A.Write the balanced equation for overall reaction occurring in the cell and calculate the cell potential.
B.Calculate the cell potential, E at \[25^\circ \] Celsius for the cell if the initial concentration if \[Ni\left( {NO{}_3} \right){}_2\] is \[0.100\] molar and initial concentration of \[AgNO{}_3\]is \[1.00\] molar
\[[E^\circ {}_{\dfrac{{Ni{}^{2 + }}}{{Ni}}} = - 0.25;E^\circ {}_{\dfrac{{Ag}}{{Ag}}} = 0.80V,Log10{}^{ - 1} = - 1]\].

Answer 1

Hint: First we will equate the ionization of nickel and silver to find the overall reaction and balance it. Then by using the formula we will find the\[E{}_{cell}\]of the overall reaction and then find the cell potential of both the given solution at the given concentration.

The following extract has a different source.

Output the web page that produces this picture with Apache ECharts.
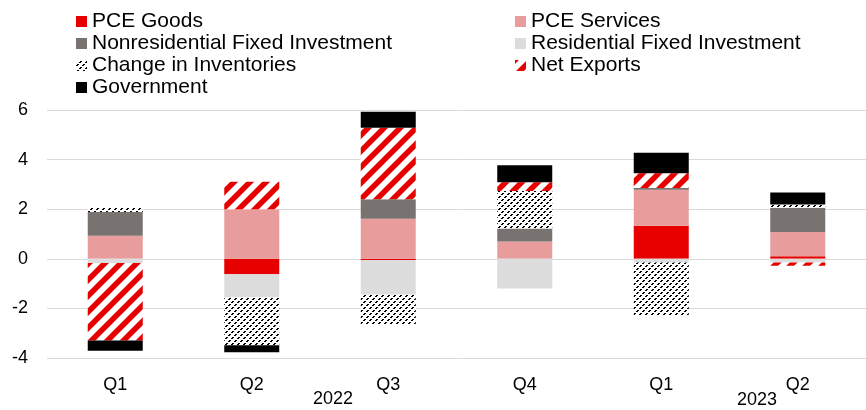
<!DOCTYPE html>
<html>
<head>
<meta charset="utf-8">
<script src="https://cdn.jsdelivr.net/npm/echarts@6/dist/echarts.min.js"></script>
<style>
  html, body { margin: 0; padding: 0; background: #fff; }
  #main { width: 866px; height: 410px; }
</style>
</head>
<body>
<div id="main"></div>
<script>
// quarters, two years
const categories = ['Q1', 'Q2', 'Q3', 'Q4', 'Q1', 'Q2'];
const yearLabels = ['2022', '2023'];

// contributions, percentage points
const pceGoods         = [0, -0.62, -0.05, 0, 1.33, 0.1];
const pceServices      = [0.93, 2.0, 1.61, 0.7, 1.45, 0.98];
const nonresInvestment = [0.96, 0, 0.79, 0.52, 0.07, 0.98];
const resInvestment    = [-0.17, -0.94, -1.4, -1.2, -0.15, -0.15];
const inventories      = [0.17, -1.93, -1.22, 1.51, -2.15, 0.13];
const netExports       = [-3.12, 1.11, 2.88, 0.36, 0.6, -0.13];
const government       = [-0.42, -0.28, 0.65, 0.68, 0.83, 0.48];

const FONT = '"Liberation Sans", Arial, sans-serif';

// wide red/white diagonal stripes
function stripePattern() {
  const s = 16;
  const c = document.createElement('canvas');
  c.width = s; c.height = s;
  const ctx = c.getContext('2d');
  ctx.fillStyle = '#fff';
  ctx.fillRect(0, 0, s, s);
  ctx.strokeStyle = '#e60000';
  ctx.lineWidth = 5.5;
  ctx.beginPath();
  ctx.moveTo(-4, s + 4); ctx.lineTo(s + 4, -4);
  ctx.moveTo(-4, 4); ctx.lineTo(4, -4);
  ctx.moveTo(s - 4, s + 4); ctx.lineTo(s + 4, s - 4);
  ctx.stroke();
  return c;
}

// fine black dashed hatching
function hatchPattern() {
  const s = 6;
  const c = document.createElement('canvas');
  c.width = s; c.height = s;
  const ctx = c.getContext('2d');
  ctx.fillStyle = '#fff';
  ctx.fillRect(0, 0, s, s);
  ctx.fillStyle = '#000';
  for (let i = 0; i < s; i++) {
    if (i % 3 === 2) continue;
    ctx.fillRect(i, s - 1 - i, 1, 1);
    ctx.fillRect((i + 1) % s, s - 1 - i, 1, 1);
  }
  return c;
}

const series = [
  { name: 'PCE Goods', data: pceGoods, color: '#e60000' },
  { name: 'PCE Services', data: pceServices, color: '#e89c9c' },
  { name: 'Nonresidential Fixed Investment', data: nonresInvestment, color: '#787371' },
  { name: 'Residential Fixed Investment', data: resInvestment, color: '#dcdcdc' },
  { name: 'Change in Inventories', data: inventories, color: { image: hatchPattern(), repeat: 'repeat' } },
  { name: 'Net Exports', data: netExports, color: { image: stripePattern(), repeat: 'repeat' } },
  { name: 'Government', data: government, color: '#000' }
].map(function (s) {
  return {
    name: s.name,
    type: 'bar',
    stack: 'gdp',
    barWidth: 55,
    data: s.data,
    itemStyle: { color: s.color },
    emphasis: { disabled: true }
  };
});

const legendBase = {
  orient: 'vertical',
  top: 11,
  padding: 0,
  itemWidth: 11,
  itemHeight: 11,
  itemGap: 1,
  icon: 'rect',
  selectedMode: false,
  textStyle: { fontFamily: FONT, fontSize: 21, color: '#000', lineHeight: 20 }
};

const myChart = echarts.init(document.getElementById('main'));
myChart.setOption({
  animation: false,
  textStyle: { fontFamily: FONT },
  legend: [
    Object.assign({}, legendBase, {
      left: 76,
      data: ['PCE Goods', 'Nonresidential Fixed Investment', 'Change in Inventories', 'Government']
    }),
    Object.assign({}, legendBase, {
      left: 515,
      data: ['PCE Services', 'Residential Fixed Investment', 'Net Exports']
    })
  ],
  grid: { left: 47, right: -2, top: 110, bottom: 52, containLabel: false },
  xAxis: {
    type: 'category',
    data: categories,
    axisLine: { show: false },
    axisTick: { show: false },
    axisLabel: { fontFamily: FONT, fontSize: 18, color: '#000', margin: 18 }
  },
  yAxis: {
    type: 'value',
    min: -4,
    max: 6,
    interval: 2,
    axisLine: { show: false },
    axisTick: { show: false },
    axisLabel: { fontFamily: FONT, fontSize: 18, color: '#000', margin: 19 },
    splitLine: { lineStyle: { color: '#d9d9d9', width: 1 } }
  },
  graphic: [
    { type: 'text', left: 313, top: 390, style: { text: yearLabels[0], font: '18px ' + FONT, fill: '#000' } },
    { type: 'text', left: 737, top: 391, style: { text: yearLabels[1], font: '18px ' + FONT, fill: '#000' } }
  ],
  series: series
});
</script>
</body>
</html>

Formula used: \[E_{cell}^\circ = E_{cathode}^\circ - E_{anode}^\circ \]

Complete step by step answer:
Let us solve the part one of the question and balance the overall equation;
The ionization of nickel:
\[Ni{}_{(s)} \to Ni_{(aq)}^{2 + } + 2e{}^ - \]
The ionization of silver:
\[2Ag_{(aq)}^ + + 2{e^ - } \to 2Ag{}_{(s)}\]
Hence the total reaction will be
\[Ni{}_{(s)} + 2Ag_{(aq)}^ + \to Ni_{(aq)}^{2 + } + 2Ag{}_{(s)}\]
Let us now solve the cell potential of overall reaction by the formula given below;\[2.5V\]
$
  E_{cell}^\circ = 0.80 - ( - 0.25) \\
  E_{cell}^\circ = 1.05V \\
$
The cell potential is \[Ni\left( {NO{}_3} \right){}_2\] and \[AgNO{}_3\]
\[E{}_{cell} = E_{cell}^\circ - \dfrac{{0.0591}}{2}\log \dfrac{{[Ni{}^{2 + }]}}{{[Ag{}^ + ]{}^2}}\]
We will now substitute the morality of ions:
$
  E{}_{cell} = E_{cell}^\circ - \dfrac{{0.0591}}{2}\log \dfrac{{0.1}}{{(1){}^2}} \\
  E{}_{cell} = 1.05 - \dfrac{{0.0591}}{2} \times (\log 10{}^{ - 1}) \\
  E{}_{cell} = 1.05 - 0.295 \times ( - 1) \\
  E{}_{cell} = 1.05 + 0.0295 \\
  E{}_{cell} = 1.075V \\
$
Hence the cell potential is \[1.075V\]

Note: An electrochemical cell is used for generation of electrical energy from chemical reactions. These cells which produce electric current are called voltaic or galvanic cells.
A cell potential can be assumed through the use of potentials. Cell potential has a range of \[0 - 6\] volts. Cells using water based electrolyte limits cell potential which is less than \[2.5V\](volts) due to very high reactivity of powerful oxidising agents and reducing agents with water that helps produce a higher voltage. Cell potential depends on concentration of reactants and their cell type.